When InGaAs/GaAs quantum dots are excited with high-power density laser beams (of several kW/cm2), the entire photoluminescence spectrum becomes dominated by biexcitonic emission patterns. This emission originates from a state in which two electrons and holes are confined at once in a quantum dot, explain team members Sven Höfling of the Technische Physik at the University of Würzburg in Germany and Grzegorz Sek at Wroclaw University of Technology in Poland. The spectrum then transforms into a broad emission band that noticeably shifts towards longer wavelengths. “Such strange behaviour has never been observed in a quasi-zero-dimensional system (like a quantum dot) before and reminds us of the so-called Mott transition from an insulating to conducting phase that sometimes occurs in one or two dimensional systems,” said Höfling.

“Wetting layer” states

The team believes that these multiexcitonic features arise from interactions of excitons confined in the dots with the quantum well like “wetting layer” states occupied with electrons and holes at the high optical excitation energies employed during the experiments.

The researchers looked at how light was emitted from single InGaAs/GaAs quantum dots in micro-photoluminescence experiments at liquid helium temperatures. The intensity of the emitted light was detected using a liquid nitrogen cooled InGaAs CCD camera combined with a single-grating monochromator and the photoluminescence spectra were then examined as a function of laser excitation power density.

“The multiexcitons we observed, which are actually biexcitons interacting with excitons in their surroundings, are formed in these elongated dots and as such emit light with characteristic features,” Höfling told nanotechweb.org. “Most importantly, the wetting layer states create opportunities for efficient Coulomb interactions between excitons confined in the quantum dots and the wetting layer.
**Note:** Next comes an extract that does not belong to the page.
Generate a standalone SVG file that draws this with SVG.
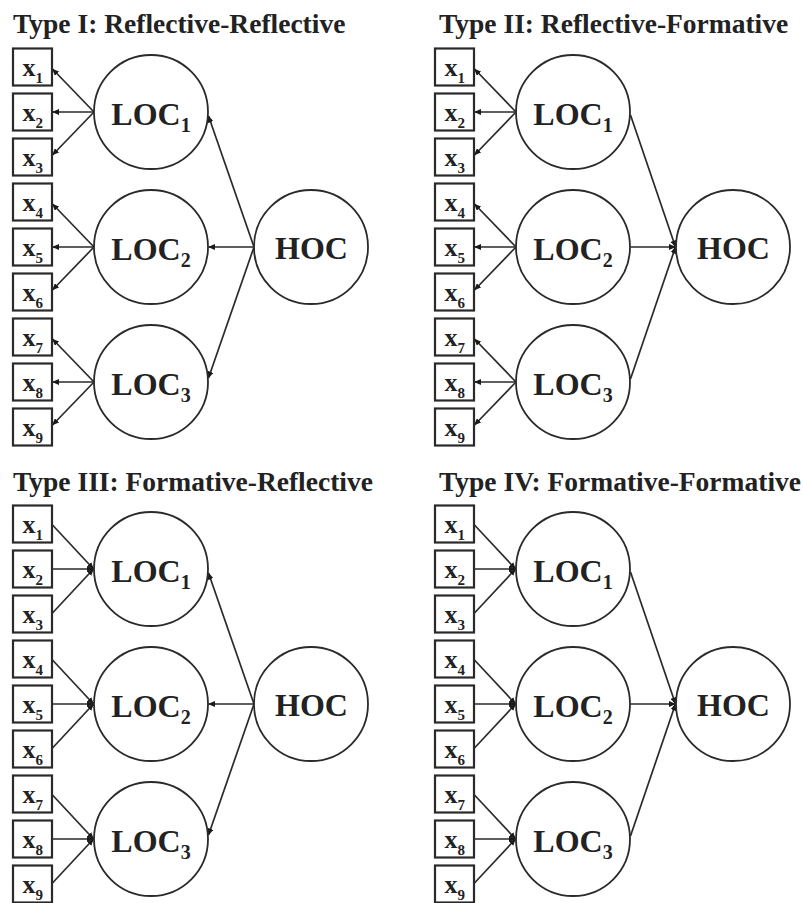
<svg xmlns="http://www.w3.org/2000/svg" width="803" height="903" viewBox="0 0 803 903">
<style>
  .bg{fill:#ffffff}
  .title{font-family:"Liberation Serif","Times New Roman",serif;font-weight:bold;font-size:27.5px;fill:#222}
  .box{fill:#fff;stroke:#2a2a2a;stroke-width:2.2}
  .circ{fill:#fff;stroke:#2a2a2a;stroke-width:1.8}
  .xl{font-family:"Liberation Serif","Times New Roman",serif;font-weight:bold;font-size:26px;fill:#222}
  .xs{font-size:15px}
  .lab{font-family:"Liberation Serif","Times New Roman",serif;font-weight:bold;font-size:32px;fill:#222}
  .ls{font-size:20px}
  .con line{stroke:#2a2a2a;stroke-width:1.7;fill:none;marker-end:url(#ah)}
</style>
<defs>
  <marker id="ah" markerWidth="7" markerHeight="6" refX="6.5" refY="3" orient="auto" markerUnits="userSpaceOnUse">
    <path d="M0,0 L7,3 L0,6 z" fill="#1a1a1a"/>
  </marker>
</defs>
<rect class="bg" x="0" y="0" width="803" height="903"/>

<!-- Panel I -->
<g id="panel1">
  <text class="title" x="13" y="33">Type I: Reflective-Reflective</text>
  <g id="p1-con" class="con">
    <line x1="94" y1="112" x2="52.5" y2="69"/>
    <line x1="94" y1="112" x2="52.5" y2="112"/>
    <line x1="94" y1="112" x2="52.5" y2="155"/>
    <line x1="94" y1="247" x2="52.5" y2="204"/>
    <line x1="94" y1="247" x2="52.5" y2="247"/>
    <line x1="94" y1="247" x2="52.5" y2="290"/>
    <line x1="94" y1="382" x2="52.5" y2="339"/>
    <line x1="94" y1="382" x2="52.5" y2="382"/>
    <line x1="94" y1="382" x2="52.5" y2="425"/>
    <line x1="254" y1="247" x2="208.5" y2="116"/>
    <line x1="254" y1="247" x2="208.5" y2="247"/>
    <line x1="254" y1="247" x2="208.5" y2="378"/>
  </g>
  <g id="p1-x1"><rect class="box" x="13" y="48.5" width="39" height="37"/><text class="xl" x="22.5" y="75.5">x<tspan class="xs" dy="7">1</tspan></text></g>
  <g id="p1-x2"><rect class="box" x="13" y="93.5" width="39" height="37"/><text class="xl" x="22.5" y="120.5">x<tspan class="xs" dy="7">2</tspan></text></g>
  <g id="p1-x3"><rect class="box" x="13" y="138.5" width="39" height="37"/><text class="xl" x="22.5" y="165.5">x<tspan class="xs" dy="7">3</tspan></text></g>
  <g id="p1-x4"><rect class="box" x="13" y="183.5" width="39" height="37"/><text class="xl" x="22.5" y="210.5">x<tspan class="xs" dy="7">4</tspan></text></g>
  <g id="p1-x5"><rect class="box" x="13" y="228.5" width="39" height="37"/><text class="xl" x="22.5" y="255.5">x<tspan class="xs" dy="7">5</tspan></text></g>
  <g id="p1-x6"><rect class="box" x="13" y="273.5" width="39" height="37"/><text class="xl" x="22.5" y="300.5">x<tspan class="xs" dy="7">6</tspan></text></g>
  <g id="p1-x7"><rect class="box" x="13" y="318.5" width="39" height="37"/><text class="xl" x="22.5" y="345.5">x<tspan class="xs" dy="7">7</tspan></text></g>
  <g id="p1-x8"><rect class="box" x="13" y="363.5" width="39" height="37"/><text class="xl" x="22.5" y="390.5">x<tspan class="xs" dy="7">8</tspan></text></g>
  <g id="p1-x9"><rect class="box" x="13" y="408.5" width="39" height="37"/><text class="xl" x="22.5" y="435.5">x<tspan class="xs" dy="7">9</tspan></text></g>
  <g id="p1-loc1"><circle class="circ" cx="151" cy="112" r="57"/><text class="lab" x="151" y="125" text-anchor="middle">LOC<tspan class="ls" dy="7">1</tspan></text></g>
  <g id="p1-loc2"><circle class="circ" cx="151" cy="247" r="57"/><text class="lab" x="151" y="260" text-anchor="middle">LOC<tspan class="ls" dy="7">2</tspan></text></g>
  <g id="p1-loc3"><circle class="circ" cx="151" cy="382" r="57"/><text class="lab" x="151" y="395" text-anchor="middle">LOC<tspan class="ls" dy="7">3</tspan></text></g>
  <g id="p1-hoc"><circle class="circ" cx="311" cy="247" r="57"/><text class="lab" x="311.5" y="259" text-anchor="middle">HOC</text></g>
</g>

<!-- Panel II -->
<g id="panel2" transform="translate(422,0)">
  <text class="title" x="17" y="33">Type II: Reflective-Formative</text>
  <g id="p2-con" class="con">
    <line x1="94" y1="112" x2="52.5" y2="69"/>
    <line x1="94" y1="112" x2="52.5" y2="112"/>
    <line x1="94" y1="112" x2="52.5" y2="155"/>
    <line x1="94" y1="247" x2="52.5" y2="204"/>
    <line x1="94" y1="247" x2="52.5" y2="247"/>
    <line x1="94" y1="247" x2="52.5" y2="290"/>
    <line x1="94" y1="382" x2="52.5" y2="339"/>
    <line x1="94" y1="382" x2="52.5" y2="382"/>
    <line x1="94" y1="382" x2="52.5" y2="425"/>
    <line x1="208.5" y1="115" x2="253.5" y2="247"/>
    <line x1="208.5" y1="247" x2="253.5" y2="247"/>
    <line x1="208.5" y1="379" x2="253.5" y2="247"/>
  </g>
  <g id="p2-x1"><rect class="box" x="13" y="48.5" width="39" height="37"/><text class="xl" x="22.5" y="75.5">x<tspan class="xs" dy="7">1</tspan></text></g>
  <g id="p2-x2"><rect class="box" x="13" y="93.5" width="39" height="37"/><text class="xl" x="22.5" y="120.5">x<tspan class="xs" dy="7">2</tspan></text></g>
  <g id="p2-x3"><rect class="box" x="13" y="138.5" width="39" height="37"/><text class="xl" x="22.5" y="165.5">x<tspan class="xs" dy="7">3</tspan></text></g>
  <g id="p2-x4"><rect class="box" x="13" y="183.5" width="39" height="37"/><text class="xl" x="22.5" y="210.5">x<tspan class="xs" dy="7">4</tspan></text></g>
  <g id="p2-x5"><rect class="box" x="13" y="228.5" width="39" height="37"/><text class="xl" x="22.5" y="255.5">x<tspan class="xs" dy="7">5</tspan></text></g>
  <g id="p2-x6"><rect class="box" x="13" y="273.5" width="39" height="37"/><text class="xl" x="22.5" y="300.5">x<tspan class="xs" dy="7">6</tspan></text></g>
  <g id="p2-x7"><rect class="box" x="13" y="318.5" width="39" height="37"/><text class="xl" x="22.5" y="345.5">x<tspan class="xs" dy="7">7</tspan></text></g>
  <g id="p2-x8"><rect class="box" x="13" y="363.5" width="39" height="37"/><text class="xl" x="22.5" y="390.5">x<tspan class="xs" dy="7">8</tspan></text></g>
  <g id="p2-x9"><rect class="box" x="13" y="408.5" width="39" height="37"/><text class="xl" x="22.5" y="435.5">x<tspan class="xs" dy="7">9</tspan></text></g>
  <g id="p2-loc1"><circle class="circ" cx="151" cy="112" r="57"/><text class="lab" x="151" y="125" text-anchor="middle">LOC<tspan class="ls" dy="7">1</tspan></text></g>
  <g id="p2-loc2"><circle class="circ" cx="151" cy="247" r="57"/><text class="lab" x="151" y="260" text-anchor="middle">LOC<tspan class="ls" dy="7">2</tspan></text></g>
  <g id="p2-loc3"><circle class="circ" cx="151" cy="382" r="57"/><text class="lab" x="151" y="395" text-anchor="middle">LOC<tspan class="ls" dy="7">3</tspan></text></g>
  <g id="p2-hoc"><circle class="circ" cx="311" cy="247" r="57"/><text class="lab" x="311.5" y="259" text-anchor="middle">HOC</text></g>
</g>

<!-- Panel III -->
<g id="panel3" transform="translate(0,457)">
  <text class="title" x="13" y="34">Type III: Formative-Reflective</text>
  <g id="p3-con" class="con">
    <line x1="52.5" y1="68" x2="93.5" y2="112"/>
    <line x1="52.5" y1="112" x2="93.5" y2="112"/>
    <line x1="52.5" y1="156" x2="93.5" y2="112"/>
    <line x1="52.5" y1="203" x2="93.5" y2="247"/>
    <line x1="52.5" y1="247" x2="93.5" y2="247"/>
    <line x1="52.5" y1="291" x2="93.5" y2="247"/>
    <line x1="52.5" y1="338" x2="93.5" y2="382"/>
    <line x1="52.5" y1="382" x2="93.5" y2="382"/>
    <line x1="52.5" y1="426" x2="93.5" y2="382"/>
    <line x1="254" y1="247" x2="208.5" y2="116"/>
    <line x1="254" y1="247" x2="208.5" y2="247"/>
    <line x1="254" y1="247" x2="208.5" y2="378"/>
  </g>
  <g id="p3-x1"><rect class="box" x="13" y="48.5" width="39" height="37"/><text class="xl" x="22.5" y="75.5">x<tspan class="xs" dy="7">1</tspan></text></g>
  <g id="p3-x2"><rect class="box" x="13" y="93.5" width="39" height="37"/><text class="xl" x="22.5" y="120.5">x<tspan class="xs" dy="7">2</tspan></text></g>
  <g id="p3-x3"><rect class="box" x="13" y="138.5" width="39" height="37"/><text class="xl" x="22.5" y="165.5">x<tspan class="xs" dy="7">3</tspan></text></g>
  <g id="p3-x4"><rect class="box" x="13" y="183.5" width="39" height="37"/><text class="xl" x="22.5" y="210.5">x<tspan class="xs" dy="7">4</tspan></text></g>
  <g id="p3-x5"><rect class="box" x="13" y="228.5" width="39" height="37"/><text class="xl" x="22.5" y="255.5">x<tspan class="xs" dy="7">5</tspan></text></g>
  <g id="p3-x6"><rect class="box" x="13" y="273.5" width="39" height="37"/><text class="xl" x="22.5" y="300.5">x<tspan class="xs" dy="7">6</tspan></text></g>
  <g id="p3-x7"><rect class="box" x="13" y="318.5" width="39" height="37"/><text class="xl" x="22.5" y="345.5">x<tspan class="xs" dy="7">7</tspan></text></g>
  <g id="p3-x8"><rect class="box" x="13" y="363.5" width="39" height="37"/><text class="xl" x="22.5" y="390.5">x<tspan class="xs" dy="7">8</tspan></text></g>
  <g id="p3-x9"><rect class="box" x="13" y="408.5" width="39" height="37"/><text class="xl" x="22.5" y="435.5">x<tspan class="xs" dy="7">9</tspan></text></g>
  <g id="p3-loc1"><circle class="circ" cx="151" cy="112" r="57"/><text class="lab" x="151" y="125" text-anchor="middle">LOC<tspan class="ls" dy="7">1</tspan></text></g>
  <g id="p3-loc2"><circle class="circ" cx="151" cy="247" r="57"/><text class="lab" x="151" y="260" text-anchor="middle">LOC<tspan class="ls" dy="7">2</tspan></text></g>
  <g id="p3-loc3"><circle class="circ" cx="151" cy="382" r="57"/><text class="lab" x="151" y="395" text-anchor="middle">LOC<tspan class="ls" dy="7">3</tspan></text></g>
  <g id="p3-hoc"><circle class="circ" cx="311" cy="247" r="57"/><text class="lab" x="311.5" y="259" text-anchor="middle">HOC</text></g>
</g>

<!-- Panel IV -->
<g id="panel4" transform="translate(422,457)">
  <text class="title" x="17" y="34">Type IV: Formative-Formative</text>
  <g id="p4-con" class="con">
    <line x1="52.5" y1="68" x2="93.5" y2="112"/>
    <line x1="52.5" y1="112" x2="93.5" y2="112"/>
    <line x1="52.5" y1="156" x2="93.5" y2="112"/>
    <line x1="52.5" y1="203" x2="93.5" y2="247"/>
    <line x1="52.5" y1="247" x2="93.5" y2="247"/>
    <line x1="52.5" y1="291" x2="93.5" y2="247"/>
    <line x1="52.5" y1="338" x2="93.5" y2="382"/>
    <line x1="52.5" y1="382" x2="93.5" y2="382"/>
    <line x1="52.5" y1="426" x2="93.5" y2="382"/>
    <line x1="208.5" y1="115" x2="253.5" y2="247"/>
    <line x1="208.5" y1="247" x2="253.5" y2="247"/>
    <line x1="208.5" y1="379" x2="253.5" y2="247"/>
  </g>
  <g id="p4-x1"><rect class="box" x="13" y="48.5" width="39" height="37"/><text class="xl" x="22.5" y="75.5">x<tspan class="xs" dy="7">1</tspan></text></g>
  <g id="p4-x2"><rect class="box" x="13" y="93.5" width="39" height="37"/><text class="xl" x="22.5" y="120.5">x<tspan class="xs" dy="7">2</tspan></text></g>
  <g id="p4-x3"><rect class="box" x="13" y="138.5" width="39" height="37"/><text class="xl" x="22.5" y="165.5">x<tspan class="xs" dy="7">3</tspan></text></g>
  <g id="p4-x4"><rect class="box" x="13" y="183.5" width="39" height="37"/><text class="xl" x="22.5" y="210.5">x<tspan class="xs" dy="7">4</tspan></text></g>
  <g id="p4-x5"><rect class="box" x="13" y="228.5" width="39" height="37"/><text class="xl" x="22.5" y="255.5">x<tspan class="xs" dy="7">5</tspan></text></g>
  <g id="p4-x6"><rect class="box" x="13" y="273.5" width="39" height="37"/><text class="xl" x="22.5" y="300.5">x<tspan class="xs" dy="7">6</tspan></text></g>
  <g id="p4-x7"><rect class="box" x="13" y="318.5" width="39" height="37"/><text class="xl" x="22.5" y="345.5">x<tspan class="xs" dy="7">7</tspan></text></g>
  <g id="p4-x8"><rect class="box" x="13" y="363.5" width="39" height="37"/><text class="xl" x="22.5" y="390.5">x<tspan class="xs" dy="7">8</tspan></text></g>
  <g id="p4-x9"><rect class="box" x="13" y="408.5" width="39" height="37"/><text class="xl" x="22.5" y="435.5">x<tspan class="xs" dy="7">9</tspan></text></g>
  <g id="p4-loc1"><circle class="circ" cx="151" cy="112" r="57"/><text class="lab" x="151" y="125" text-anchor="middle">LOC<tspan class="ls" dy="7">1</tspan></text></g>
  <g id="p4-loc2"><circle class="circ" cx="151" cy="247" r="57"/><text class="lab" x="151" y="260" text-anchor="middle">LOC<tspan class="ls" dy="7">2</tspan></text></g>
  <g id="p4-loc3"><circle class="circ" cx="151" cy="382" r="57"/><text class="lab" x="151" y="395" text-anchor="middle">LOC<tspan class="ls" dy="7">3</tspan></text></g>
  <g id="p4-hoc"><circle class="circ" cx="311" cy="247" r="57"/><text class="lab" x="311.5" y="259" text-anchor="middle">HOC</text></g>
</g>
</svg>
This shows how important excitons confined in this layer are for the formation of quantum dot-wetting layer multiexcitonic states.”

Novel photonics applications

The result will be important for better understanding many cavity quantum electrodynamics experiments in which such quantum dots are employed as quantum emitters. Biexciton and multiexciton states need to be clearly distinguished in such experiments that aim at producing single photon or entangled photon pairs. “Our work is an important step in understanding the emission properties of large InGaAs/GaAs quantum dots, which are in themselves important structures for constructing nanolasers and other novel photonic devices thanks to the fact that they allow strong single exciton-single photon coupling in a microcavity,” said Höfling.

The researchers now plan to perform more sophisticated experiments, such as time-resolved microphotoluminescence at the single dot level and photon correlation spectroscopy. “We hope that such investigations will give us better and more detailed insights into the physics of large and elongated quasi-zero dimensional structures,” he added.

The current work is reported in the Journal of Applied Physics.